#### PROVIDED MATERIAL:
══════

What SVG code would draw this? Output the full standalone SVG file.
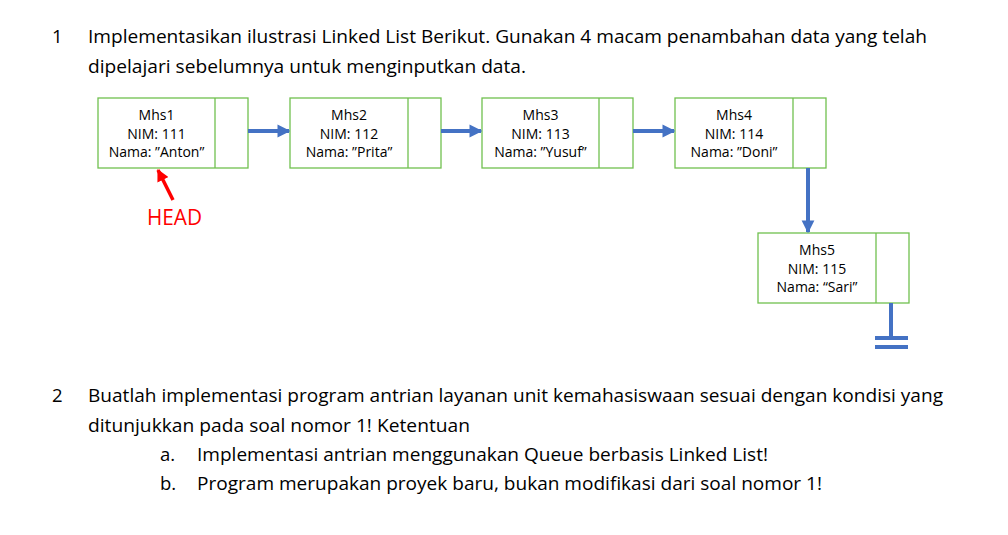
<svg xmlns="http://www.w3.org/2000/svg" width="1008" height="535" viewBox="0 0 1008 535">
<style>
.t{font-family:"Open Sans","Liberation Sans",sans-serif;font-size:18.5px;fill:#000}
.n{font-family:"Open Sans","Liberation Sans",sans-serif;font-size:14px;fill:#000;text-anchor:middle}
.box{fill:#fff;stroke:#70C04F;stroke-width:1.3}
.link{stroke:#4472C4;stroke-width:4;fill:none}
</style>
<defs>
<marker id="ah" viewBox="0 0 10 10" refX="9" refY="5" markerWidth="3.2" markerHeight="3.4" orient="auto" markerUnits="strokeWidth">
<path d="M0,0 L10,5 L0,10 z" fill="#4472C4"/>
</marker>
<marker id="rh" viewBox="0 0 10 10" refX="9" refY="5" markerWidth="3.5" markerHeight="3.5" orient="auto" markerUnits="strokeWidth">
<path d="M0,0 L10,5 L0,10 z" fill="#FF0000"/>
</marker>
</defs>
<rect width="1008" height="535" fill="#fff"/>
<text class="t" x="52" y="43">1</text>
<text class="t" x="88" y="43" textLength="839" lengthAdjust="spacingAndGlyphs">Implementasikan ilustrasi Linked List Berikut. Gunakan 4 macam penambahan data yang telah</text>
<text class="t" x="88" y="73" textLength="438" lengthAdjust="spacingAndGlyphs">dipelajari sebelumnya untuk menginputkan data.</text>

<g id="mhs1">
<rect class="box" x="98" y="98" width="150" height="70"/>
<line class="box" x1="215" y1="98" x2="215" y2="168"/>
<text class="n" x="156.5" y="120">Mhs1</text>
<text class="n" x="156.5" y="139">NIM: 111</text>
<text class="n" x="156.5" y="157">Nama: ”Anton”</text>
</g>
<g id="mhs2">
<rect class="box" x="290" y="98" width="151" height="70"/>
<line class="box" x1="408" y1="98" x2="408" y2="168"/>
<text class="n" x="349" y="120">Mhs2</text>
<text class="n" x="349" y="139">NIM: 112</text>
<text class="n" x="349" y="157">Nama: ”Prita”</text>
</g>
<g id="mhs3">
<rect class="box" x="482" y="98" width="151" height="70"/>
<line class="box" x1="599" y1="98" x2="599" y2="168"/>
<text class="n" x="540.5" y="120">Mhs3</text>
<text class="n" x="540.5" y="139">NIM: 113</text>
<text class="n" x="540.5" y="157">Nama: ”Yusuf”</text>
</g>
<g id="mhs4">
<rect class="box" x="675" y="98" width="151" height="70"/>
<line class="box" x1="793" y1="98" x2="793" y2="168"/>
<text class="n" x="734" y="120">Mhs4</text>
<text class="n" x="734" y="139">NIM: 114</text>
<text class="n" x="734" y="157">Nama: ”Doni”</text>
</g>
<g id="mhs5">
<rect class="box" x="758" y="233" width="151" height="70"/>
<line class="box" x1="876" y1="233" x2="876" y2="303"/>
<text class="n" x="817" y="255">Mhs5</text>
<text class="n" x="817" y="274">NIM: 115</text>
<text class="n" x="817" y="292">Nama: “Sari”</text>
</g>
<g id="head">
<text x="147" y="225" font-family="Open Sans,Liberation Sans,sans-serif" font-size="21" fill="#FF0000" textLength="55" lengthAdjust="spacingAndGlyphs">HEAD</text>
</g>
<g id="connectors">
<line class="link" x1="248" y1="131" x2="289" y2="131" marker-end="url(#ah)"/>
<line class="link" x1="441" y1="131" x2="481" y2="131" marker-end="url(#ah)"/>
<line class="link" x1="633" y1="131" x2="674" y2="131" marker-end="url(#ah)"/>
<line class="link" x1="808" y1="168" x2="808" y2="232" marker-end="url(#ah)"/>
<line x1="173" y1="200" x2="158" y2="170" stroke="#FF0000" stroke-width="3.5" marker-end="url(#rh)"/>
<line class="link" x1="891" y1="303" x2="891" y2="338"/>
<line class="link" x1="875" y1="338" x2="908" y2="338"/>
<line class="link" x1="875" y1="347" x2="908" y2="347"/>
</g>

<text class="t" x="52" y="402">2</text>
<text class="t" x="88" y="402" textLength="855" lengthAdjust="spacingAndGlyphs">Buatlah implementasi program antrian layanan unit kemahasiswaan sesuai dengan kondisi yang</text>
<text class="t" x="88" y="432" textLength="382" lengthAdjust="spacingAndGlyphs">ditunjukkan pada soal nomor 1! Ketentuan</text>
<text class="t" x="160" y="461">a.</text>
<text class="t" x="197" y="461" textLength="571" lengthAdjust="spacingAndGlyphs">Implementasi antrian menggunakan Queue berbasis Linked List!</text>
<text class="t" x="160" y="490">b.</text>
<text class="t" x="197" y="490" textLength="625" lengthAdjust="spacingAndGlyphs">Program merupakan proyek baru, bukan modifikasi dari soal nomor 1!</text>
</svg>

══════

#### WHAT IS BEING ASKED:
Produce an exact copy of each line of data, skipping embedded images.

#### SOLUTION FOR THIS PROBLEM:
What SVG code would draw this? Output the full standalone SVG file.
<svg xmlns="http://www.w3.org/2000/svg" width="1008" height="535" viewBox="0 0 1008 535">
<style>
.t{font-family:"Open Sans","Liberation Sans",sans-serif;font-size:18.5px;fill:#000}
.n{font-family:"Open Sans","Liberation Sans",sans-serif;font-size:14px;fill:#000;text-anchor:middle}
.box{fill:#fff;stroke:#70C04F;stroke-width:1.3}
.link{stroke:#4472C4;stroke-width:4;fill:none}
</style>
<defs>
<marker id="ah" viewBox="0 0 10 10" refX="9" refY="5" markerWidth="3.2" markerHeight="3.4" orient="auto" markerUnits="strokeWidth">
<path d="M0,0 L10,5 L0,10 z" fill="#4472C4"/>
</marker>
<marker id="rh" viewBox="0 0 10 10" refX="9" refY="5" markerWidth="3.5" markerHeight="3.5" orient="auto" markerUnits="strokeWidth">
<path d="M0,0 L10,5 L0,10 z" fill="#FF0000"/>
</marker>
</defs>
<rect width="1008" height="535" fill="#fff"/>
<text class="t" x="52" y="43">1</text>
<text class="t" x="88" y="43" textLength="839" lengthAdjust="spacingAndGlyphs">Implementasikan ilustrasi Linked List Berikut. Gunakan 4 macam penambahan data yang telah</text>
<text class="t" x="88" y="73" textLength="438" lengthAdjust="spacingAndGlyphs">dipelajari sebelumnya untuk menginputkan data.</text>

<g id="mhs1">
<rect class="box" x="98" y="98" width="150" height="70"/>
<line class="box" x1="215" y1="98" x2="215" y2="168"/>
<text class="n" x="156.5" y="120">Mhs1</text>
<text class="n" x="156.5" y="139">NIM: 111</text>
<text class="n" x="156.5" y="157">Nama: ”Anton”</text>
</g>
<g id="mhs2">
<rect class="box" x="290" y="98" width="151" height="70"/>
<line class="box" x1="408" y1="98" x2="408" y2="168"/>
<text class="n" x="349" y="120">Mhs2</text>
<text class="n" x="349" y="139">NIM: 112</text>
<text class="n" x="349" y="157">Nama: ”Prita”</text>
</g>
<g id="mhs3">
<rect class="box" x="482" y="98" width="151" height="70"/>
<line class="box" x1="599" y1="98" x2="599" y2="168"/>
<text class="n" x="540.5" y="120">Mhs3</text>
<text class="n" x="540.5" y="139">NIM: 113</text>
<text class="n" x="540.5" y="157">Nama: ”Yusuf”</text>
</g>
<g id="mhs4">
<rect class="box" x="675" y="98" width="151" height="70"/>
<line class="box" x1="793" y1="98" x2="793" y2="168"/>
<text class="n" x="734" y="120">Mhs4</text>
<text class="n" x="734" y="139">NIM: 114</text>
<text class="n" x="734" y="157">Nama: ”Doni”</text>
</g>
<g id="mhs5">
<rect class="box" x="758" y="233" width="151" height="70"/>
<line class="box" x1="876" y1="233" x2="876" y2="303"/>
<text class="n" x="817" y="255">Mhs5</text>
<text class="n" x="817" y="274">NIM: 115</text>
<text class="n" x="817" y="292">Nama: “Sari”</text>
</g>
<g id="head">
<text x="147" y="225" font-family="Open Sans,Liberation Sans,sans-serif" font-size="21" fill="#FF0000" textLength="55" lengthAdjust="spacingAndGlyphs">HEAD</text>
</g>
<g id="connectors">
<line class="link" x1="248" y1="131" x2="289" y2="131" marker-end="url(#ah)"/>
<line class="link" x1="441" y1="131" x2="481" y2="131" marker-end="url(#ah)"/>
<line class="link" x1="633" y1="131" x2="674" y2="131" marker-end="url(#ah)"/>
<line class="link" x1="808" y1="168" x2="808" y2="232" marker-end="url(#ah)"/>
<line x1="173" y1="200" x2="158" y2="170" stroke="#FF0000" stroke-width="3.5" marker-end="url(#rh)"/>
<line class="link" x1="891" y1="303" x2="891" y2="338"/>
<line class="link" x1="875" y1="338" x2="908" y2="338"/>
<line class="link" x1="875" y1="347" x2="908" y2="347"/>
</g>

<text class="t" x="52" y="402">2</text>
<text class="t" x="88" y="402" textLength="855" lengthAdjust="spacingAndGlyphs">Buatlah implementasi program antrian layanan unit kemahasiswaan sesuai dengan kondisi yang</text>
<text class="t" x="88" y="432" textLength="382" lengthAdjust="spacingAndGlyphs">ditunjukkan pada soal nomor 1! Ketentuan</text>
<text class="t" x="160" y="461">a.</text>
<text class="t" x="197" y="461" textLength="571" lengthAdjust="spacingAndGlyphs">Implementasi antrian menggunakan Queue berbasis Linked List!</text>
<text class="t" x="160" y="490">b.</text>
<text class="t" x="197" y="490" textLength="625" lengthAdjust="spacingAndGlyphs">Program merupakan proyek baru, bukan modifikasi dari soal nomor 1!</text>
</svg>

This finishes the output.